It was a lovely coincidence of insects – not just bees – and flowers on a sunny day before the burning record breaking heat.

The pollen seems extravagantly thrown about. I think it’s a hoverfly, not a bee. The lily is fragrant but not strikingly so, and is easy to grow. If you click on the picture it zooms in – does that work for you? – and you can see another, tiny insect just to the right of the fly, almost buried under an avalanche of pollen.

Here’s the lily in a accidental meeting with a sympathetic hollyhock, and in the background a buddleia called ‘Silver Anniversary’, I think. The buddleia doesn’t grow beyond about five feet, and has whitish-grey flowers throughout the year; its foliage is its main attraction.

I only know that there are five or six commonly seen species of bumble bees in our gardens, and that there are other bees that look like flies, and that there are hoverflies that look like bees or wasps, and that the more you look the more you see.

This is a famous variety of helenium in an unusual – what would you call it? – coppery, orangey pink. This was the day it first opened and was perfect. No insect graced it at that moment, though they often do. Heleniums are reasonably tolerant of dry soil, or tolerant of reasonably dry soil, but we have been watering this year. As with asters and other late flowering herbaceous plants you can pinch them out – cut off the top few inches – in May or early June to make them sturdier, less inclined to lean and fall over, and then they will flower a little later. They develop in the space of a few years into good sized clumps which can easily be divided in the winter.

Echinops or globe flowers are drought tolerant and great for bees. The biggest problem with them is that they are sometimes crippled and mutilated by aphids in spring. But I’m learning to see aphids as indicators of continued new-born insect vigour. They make vital food for the new born nestlings of some birds. A soft paste almost like breast milk until they graduate to solids. And aphids very rarely destroy a plant. They have complex life cycles and will migrate to a different host plant. Then the echinops recover.

Eryngiums are one of the very best flowers for dry places, and bees love them.
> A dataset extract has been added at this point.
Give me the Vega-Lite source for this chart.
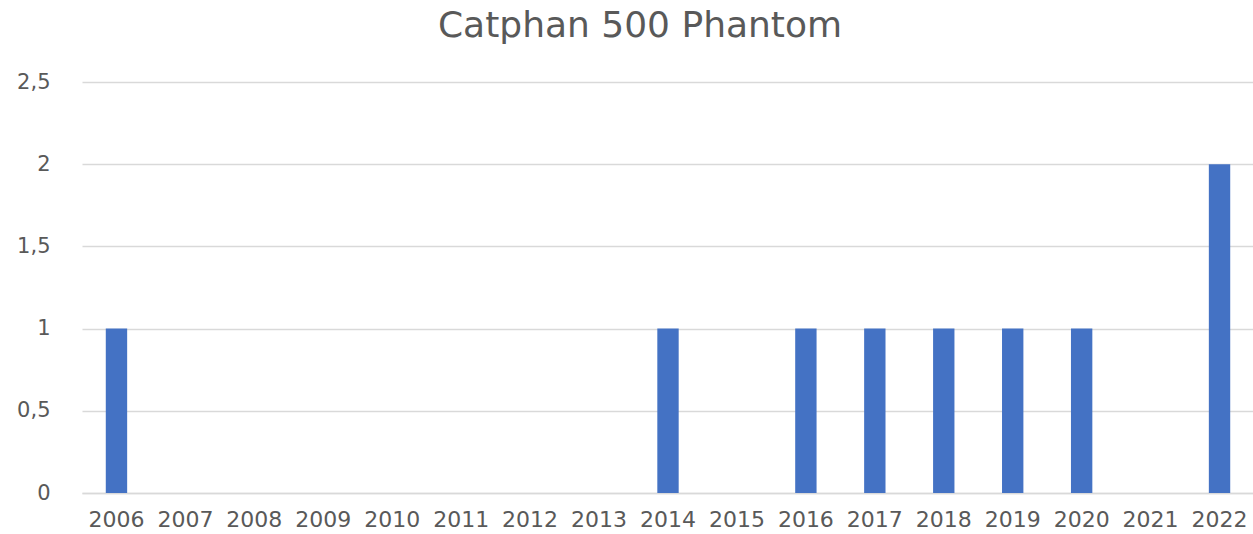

You can find out more about myrtle and eryngiums in my Garden Notes. http://garden notes no 26 Garden notes number nine, Eryngium giganteum, honesty again, slugs garden notes no 26, myrtle Myrtle is also loved by bees and likes hot, dry weather, though this year I noticed that the flowers didn’t last as long as usual and at St John’s, probably owing to a nearby London plane sucking water out of the soil, some of the leaves on the myrtle were prematurely turning yellow.

Note that all these native insects are enjoying alien immigrants

The cardoon is a spectacular – up to eight feet tall – close relative of the artichoke. Bees have to work hard to get at it

But they like a challenge.

This inula does not like dry weather. We’ve watered them a few times. Can’t bear to give them up, they’re so beautiful.


A great find from a few years ago. An easy, late flowering allium. Plant them in late autumn, they’re lke a small spring onion, not really a bulb. Good in pots or in any ordinary, poor soil, they gradually increase to a nice clump and flower well after nearly all the other alliums.


What is this moth doing out in the heat of the day? (on another allium.) So many insects and flowers are very hairy when you see them close-up.

Aka wall germander this a very tough and easy little mediterranean shrub. All it needs is a good trim in early spring.
Just one more, I couldn’t forget the thyme. I’m afraid I don’t know what kind this is, there are so many:

So much in such a small space, in the heart of London, hanging on!